Book Review - Summer reading list

Titles by Bret Easton Ellis, Jamie Iredell, Pearl Cleage, Sherman Alexie and more make the cut

The Ask by Sam Lipsyte

Lipsyte takes a deeply cynical and often hilarious look at great-recession-era America through the story of Milo, a desperate university fundraiser. Condescending millionaires, white-collar slackers and great sentences abound. Farrar, Straus, and Giroux. $25. 296 pp.

BMF: The Rise and Fall of Big Meech and the Black Mafia Family by Mara Shalhoup

Creative Loafing editor-in-chief Shalhoup dug deep into Atlanta’s massive cocaine syndicate, the Black Mafia Family, and came back with a gripping book, telling its story though artfully detailed scenes and perspectives. You’ll find it hard to look at Buckhead, Big Meech or a line of cocaine the same ever again. St. Martin’s Press. $24.99. 320 pp.

One More Theory About Happiness by Paul Guest

Local poet Paul Guest wrote a precise and fascinating memoir, beginning with the childhood bike ride that left him a quadriplegic. Those familiar with his poetry will recognize his blunt tone and insightful observations in a less-dense style. Ecco. $21.99. 202 pp.

Although Of Course You End Up Becoming Yourself: A Road Trip with David Foster Wallace by David Lipsky

A book-length interview with David Foster Wallace from 1996, conducted at the height of his fame resulting from the epic novel Infinite Jest. The now-deceased author ruminates in uncharacteristically open and relaxed terms about the events of his life and the aims of his writing as Lipsky records their conversations. An essential document of a powerful, insightful voice. Broadway. $16.99. 352 pp.

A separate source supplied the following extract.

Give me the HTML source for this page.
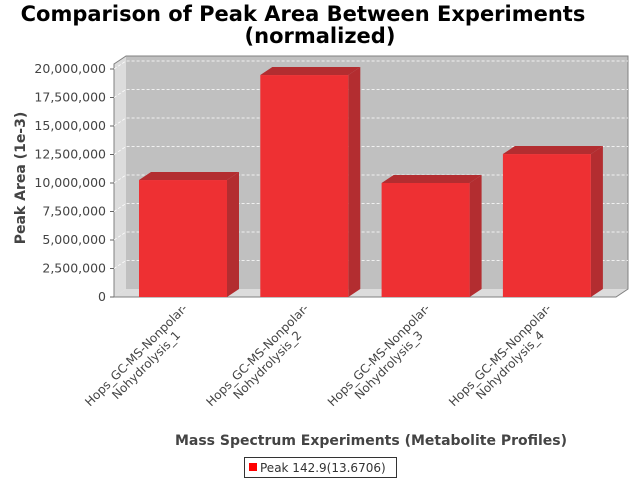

War Dances by Sherman Alexie

After publishing book after book for two decades now, Alexie somehow continues to improve upon his distinct interpretations of Native American identity and the writing life. This poetry and short story collection is a self-described “mix-tape” of styles and topics, ruminating on everything from death to pop music. Grove Press. $23. 256 pp.

Till You Hear From Me by Pearl Cleage

The age of Obama and YouTube politics collides with civil rights history in this new novel by Atlanta’s Cleage. Set in the West End, a middle-aged campaign organizer gets bumped to the side by a younger generation while her father becomes ensnared in a Republican smear campaign. Random House. $25. 272 pp.

Tinkers by Paul Harding

The story behind Tinkers’ rise from a rejected, nearly abandoned manuscript to winning the 2010 Pulitzer Prize for fiction is an undeniably charming fairy tale. The novel itself, an exquisite story told from the perspective of a dying grandfather, is even better. Bellevue Literary Press. $14.95. 191 pp.

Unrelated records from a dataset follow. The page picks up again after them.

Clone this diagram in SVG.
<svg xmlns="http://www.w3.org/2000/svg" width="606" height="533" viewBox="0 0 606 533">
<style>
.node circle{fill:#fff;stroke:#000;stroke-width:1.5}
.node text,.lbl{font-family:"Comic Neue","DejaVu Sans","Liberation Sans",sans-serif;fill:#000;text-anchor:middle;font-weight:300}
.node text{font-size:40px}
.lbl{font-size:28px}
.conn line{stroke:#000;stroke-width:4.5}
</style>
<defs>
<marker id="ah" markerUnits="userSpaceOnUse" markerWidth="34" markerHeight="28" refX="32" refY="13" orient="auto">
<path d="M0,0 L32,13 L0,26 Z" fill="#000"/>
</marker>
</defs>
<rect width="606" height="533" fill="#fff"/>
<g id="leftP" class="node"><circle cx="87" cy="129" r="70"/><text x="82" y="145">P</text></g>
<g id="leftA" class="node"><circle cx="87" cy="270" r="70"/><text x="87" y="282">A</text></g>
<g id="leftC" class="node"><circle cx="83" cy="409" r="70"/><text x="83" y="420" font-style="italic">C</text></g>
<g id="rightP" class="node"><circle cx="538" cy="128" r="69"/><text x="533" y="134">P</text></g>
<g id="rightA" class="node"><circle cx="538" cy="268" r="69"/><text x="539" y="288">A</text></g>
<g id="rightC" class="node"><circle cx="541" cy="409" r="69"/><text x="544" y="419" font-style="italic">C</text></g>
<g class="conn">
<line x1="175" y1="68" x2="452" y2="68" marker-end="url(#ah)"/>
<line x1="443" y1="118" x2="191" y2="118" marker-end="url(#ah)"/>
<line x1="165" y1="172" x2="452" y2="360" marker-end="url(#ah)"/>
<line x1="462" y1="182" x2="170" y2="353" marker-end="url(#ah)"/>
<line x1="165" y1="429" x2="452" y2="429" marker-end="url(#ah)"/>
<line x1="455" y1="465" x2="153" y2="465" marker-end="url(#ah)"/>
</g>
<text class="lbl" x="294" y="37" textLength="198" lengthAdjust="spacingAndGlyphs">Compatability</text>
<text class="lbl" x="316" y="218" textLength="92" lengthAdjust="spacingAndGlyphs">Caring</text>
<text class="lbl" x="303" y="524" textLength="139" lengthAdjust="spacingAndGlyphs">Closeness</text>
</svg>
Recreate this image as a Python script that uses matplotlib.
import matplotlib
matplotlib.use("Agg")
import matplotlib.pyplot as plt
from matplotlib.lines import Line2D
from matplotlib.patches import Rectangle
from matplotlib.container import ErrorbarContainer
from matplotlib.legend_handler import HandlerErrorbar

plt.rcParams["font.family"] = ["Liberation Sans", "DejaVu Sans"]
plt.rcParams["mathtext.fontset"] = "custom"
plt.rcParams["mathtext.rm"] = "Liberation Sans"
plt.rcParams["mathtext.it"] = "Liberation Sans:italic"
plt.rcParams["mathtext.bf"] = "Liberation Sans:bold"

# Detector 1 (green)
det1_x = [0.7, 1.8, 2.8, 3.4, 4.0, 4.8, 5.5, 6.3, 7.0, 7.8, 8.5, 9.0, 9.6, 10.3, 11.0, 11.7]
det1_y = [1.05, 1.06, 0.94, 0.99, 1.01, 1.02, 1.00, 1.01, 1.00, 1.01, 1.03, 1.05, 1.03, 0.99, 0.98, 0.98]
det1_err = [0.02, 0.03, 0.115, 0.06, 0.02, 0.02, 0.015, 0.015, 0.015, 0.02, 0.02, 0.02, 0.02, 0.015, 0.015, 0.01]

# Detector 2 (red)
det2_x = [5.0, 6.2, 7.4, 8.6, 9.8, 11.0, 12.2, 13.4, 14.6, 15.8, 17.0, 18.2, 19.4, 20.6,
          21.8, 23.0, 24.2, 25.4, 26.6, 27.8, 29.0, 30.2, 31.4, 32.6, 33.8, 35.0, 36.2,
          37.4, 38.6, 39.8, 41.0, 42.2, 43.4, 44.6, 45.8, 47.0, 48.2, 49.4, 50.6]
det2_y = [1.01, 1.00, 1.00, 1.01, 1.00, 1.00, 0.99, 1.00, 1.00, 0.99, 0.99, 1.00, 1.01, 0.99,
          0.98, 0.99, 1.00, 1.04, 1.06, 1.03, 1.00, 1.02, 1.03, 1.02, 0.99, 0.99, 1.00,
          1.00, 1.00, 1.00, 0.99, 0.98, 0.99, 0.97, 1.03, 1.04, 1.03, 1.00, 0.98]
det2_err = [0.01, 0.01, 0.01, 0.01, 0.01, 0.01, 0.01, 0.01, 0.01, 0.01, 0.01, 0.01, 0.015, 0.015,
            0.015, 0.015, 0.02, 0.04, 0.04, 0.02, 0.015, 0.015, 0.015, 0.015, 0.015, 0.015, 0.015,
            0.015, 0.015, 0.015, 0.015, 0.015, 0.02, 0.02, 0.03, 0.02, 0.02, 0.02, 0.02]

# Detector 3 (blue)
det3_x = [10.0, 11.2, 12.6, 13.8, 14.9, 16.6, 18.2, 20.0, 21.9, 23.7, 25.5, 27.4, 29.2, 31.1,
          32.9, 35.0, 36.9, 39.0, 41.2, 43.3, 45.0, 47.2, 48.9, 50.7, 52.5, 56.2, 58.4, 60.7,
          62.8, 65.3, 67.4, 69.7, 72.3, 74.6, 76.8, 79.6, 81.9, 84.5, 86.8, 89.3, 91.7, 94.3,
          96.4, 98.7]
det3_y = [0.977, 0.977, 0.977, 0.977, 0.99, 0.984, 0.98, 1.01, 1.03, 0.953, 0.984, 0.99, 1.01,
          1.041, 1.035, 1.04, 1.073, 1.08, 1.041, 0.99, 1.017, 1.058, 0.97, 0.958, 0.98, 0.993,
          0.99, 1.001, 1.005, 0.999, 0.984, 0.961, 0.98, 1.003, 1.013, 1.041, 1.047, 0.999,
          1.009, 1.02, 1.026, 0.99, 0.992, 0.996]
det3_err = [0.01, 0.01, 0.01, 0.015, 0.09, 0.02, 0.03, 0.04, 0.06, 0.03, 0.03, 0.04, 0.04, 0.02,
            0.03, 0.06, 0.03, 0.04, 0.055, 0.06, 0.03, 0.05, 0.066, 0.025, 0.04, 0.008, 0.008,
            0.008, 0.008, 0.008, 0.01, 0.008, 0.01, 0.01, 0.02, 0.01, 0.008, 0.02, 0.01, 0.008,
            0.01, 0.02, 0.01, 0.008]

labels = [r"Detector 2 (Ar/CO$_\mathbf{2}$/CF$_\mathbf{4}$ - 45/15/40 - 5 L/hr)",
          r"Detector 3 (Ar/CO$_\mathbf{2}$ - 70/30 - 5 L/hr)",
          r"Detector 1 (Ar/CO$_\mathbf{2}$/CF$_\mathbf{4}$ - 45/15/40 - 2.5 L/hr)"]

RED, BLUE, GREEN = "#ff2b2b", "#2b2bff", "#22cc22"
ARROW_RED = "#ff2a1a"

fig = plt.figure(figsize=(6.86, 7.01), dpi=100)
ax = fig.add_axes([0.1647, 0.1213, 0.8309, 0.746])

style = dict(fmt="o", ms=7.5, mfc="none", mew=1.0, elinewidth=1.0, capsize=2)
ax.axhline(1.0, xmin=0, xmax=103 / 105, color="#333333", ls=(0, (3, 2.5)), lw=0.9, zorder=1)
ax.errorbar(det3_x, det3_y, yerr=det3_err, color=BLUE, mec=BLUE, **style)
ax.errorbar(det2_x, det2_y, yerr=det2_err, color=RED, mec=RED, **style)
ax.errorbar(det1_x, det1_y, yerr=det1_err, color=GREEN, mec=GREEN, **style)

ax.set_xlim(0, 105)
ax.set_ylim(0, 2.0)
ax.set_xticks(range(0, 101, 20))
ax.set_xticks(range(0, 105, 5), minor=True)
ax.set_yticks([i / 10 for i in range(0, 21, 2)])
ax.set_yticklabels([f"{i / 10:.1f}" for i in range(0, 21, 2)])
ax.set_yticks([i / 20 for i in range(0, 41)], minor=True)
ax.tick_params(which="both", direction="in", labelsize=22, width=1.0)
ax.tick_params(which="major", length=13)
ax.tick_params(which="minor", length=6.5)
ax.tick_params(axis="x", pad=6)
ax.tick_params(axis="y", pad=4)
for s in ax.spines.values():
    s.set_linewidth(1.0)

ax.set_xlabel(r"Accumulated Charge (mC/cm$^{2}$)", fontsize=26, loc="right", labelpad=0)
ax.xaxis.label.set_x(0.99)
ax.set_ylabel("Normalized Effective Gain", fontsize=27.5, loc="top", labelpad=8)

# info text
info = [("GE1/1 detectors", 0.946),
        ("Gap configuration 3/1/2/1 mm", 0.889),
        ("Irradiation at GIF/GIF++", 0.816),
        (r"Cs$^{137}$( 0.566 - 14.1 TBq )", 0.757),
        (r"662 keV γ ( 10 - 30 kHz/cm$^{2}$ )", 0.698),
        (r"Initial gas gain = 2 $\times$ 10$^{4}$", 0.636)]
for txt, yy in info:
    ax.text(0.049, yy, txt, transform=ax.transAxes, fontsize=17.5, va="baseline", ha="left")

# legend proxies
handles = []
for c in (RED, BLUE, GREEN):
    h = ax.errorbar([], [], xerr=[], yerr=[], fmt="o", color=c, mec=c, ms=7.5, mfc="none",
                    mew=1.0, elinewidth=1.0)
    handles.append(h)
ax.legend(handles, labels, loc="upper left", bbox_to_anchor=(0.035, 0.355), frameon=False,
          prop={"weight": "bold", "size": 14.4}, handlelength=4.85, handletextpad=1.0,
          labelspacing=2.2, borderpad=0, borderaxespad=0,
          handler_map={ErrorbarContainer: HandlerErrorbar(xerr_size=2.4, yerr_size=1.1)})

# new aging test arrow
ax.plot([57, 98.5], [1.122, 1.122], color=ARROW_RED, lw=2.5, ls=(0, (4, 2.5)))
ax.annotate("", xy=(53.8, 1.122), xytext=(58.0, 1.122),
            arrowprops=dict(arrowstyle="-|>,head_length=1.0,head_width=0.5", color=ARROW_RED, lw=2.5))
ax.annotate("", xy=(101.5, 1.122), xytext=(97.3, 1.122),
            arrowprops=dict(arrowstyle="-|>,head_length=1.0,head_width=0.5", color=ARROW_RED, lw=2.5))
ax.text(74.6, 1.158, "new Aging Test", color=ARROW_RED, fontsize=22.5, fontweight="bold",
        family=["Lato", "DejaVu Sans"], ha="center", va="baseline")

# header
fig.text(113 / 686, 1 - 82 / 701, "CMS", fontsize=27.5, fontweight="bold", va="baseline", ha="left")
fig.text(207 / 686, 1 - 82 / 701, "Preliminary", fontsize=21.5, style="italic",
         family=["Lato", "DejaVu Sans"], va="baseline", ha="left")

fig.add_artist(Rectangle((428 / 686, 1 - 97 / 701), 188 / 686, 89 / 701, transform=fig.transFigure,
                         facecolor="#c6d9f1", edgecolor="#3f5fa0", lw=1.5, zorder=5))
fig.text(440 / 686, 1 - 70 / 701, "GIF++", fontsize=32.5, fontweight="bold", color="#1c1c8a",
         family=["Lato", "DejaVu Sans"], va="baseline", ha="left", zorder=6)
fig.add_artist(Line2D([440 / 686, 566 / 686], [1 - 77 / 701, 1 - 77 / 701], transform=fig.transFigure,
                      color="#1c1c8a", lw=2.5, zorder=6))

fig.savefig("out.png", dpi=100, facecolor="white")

Everything Here is the Best Thing Ever by Justin Taylor

The super-stoked title of Taylor’s debut short story collection is a ruse. As it turns out, the young characters Taylor so artfully develops are in the midst of discovering that “everything here” is not so great, often flawed and occasionally headed for a disastrous end. Harper Perennial. $13.99. 208 pp.

Prose. Poems. A Novel. by Jamie Iredell

Atlanta’s Iredell might be a poet who knows how to tell stories or a storyteller that speaks in poems. Either way, Prose. Poems. A Novel. is a debut collection of chapbooks that form the life story of a drunken, delinquent, occasionally drugged and frequently engrossing man. Fans of Denis Johnson should take note. Orange Alert Press. $14. 112 pp.

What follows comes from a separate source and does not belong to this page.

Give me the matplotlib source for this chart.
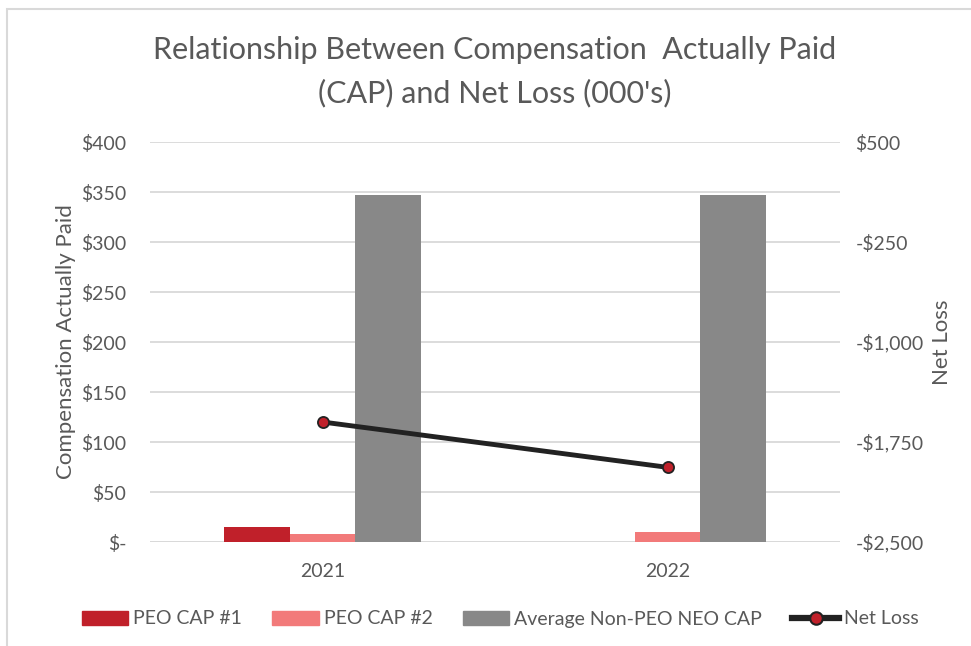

Imperial Bedrooms by Bret Easton Ellis

Contemporary fiction’s most misunderstood satirist returns to the characters of his enfant terrible debut, Less Than Zero, 20 years later. Drawing from Raymond Chandler’s noir and Paul Auster’s meta-fictional detective conceits, Ellis paints Los Angeles in the deepest shades of black. Knopf. $24.95. 192 pp.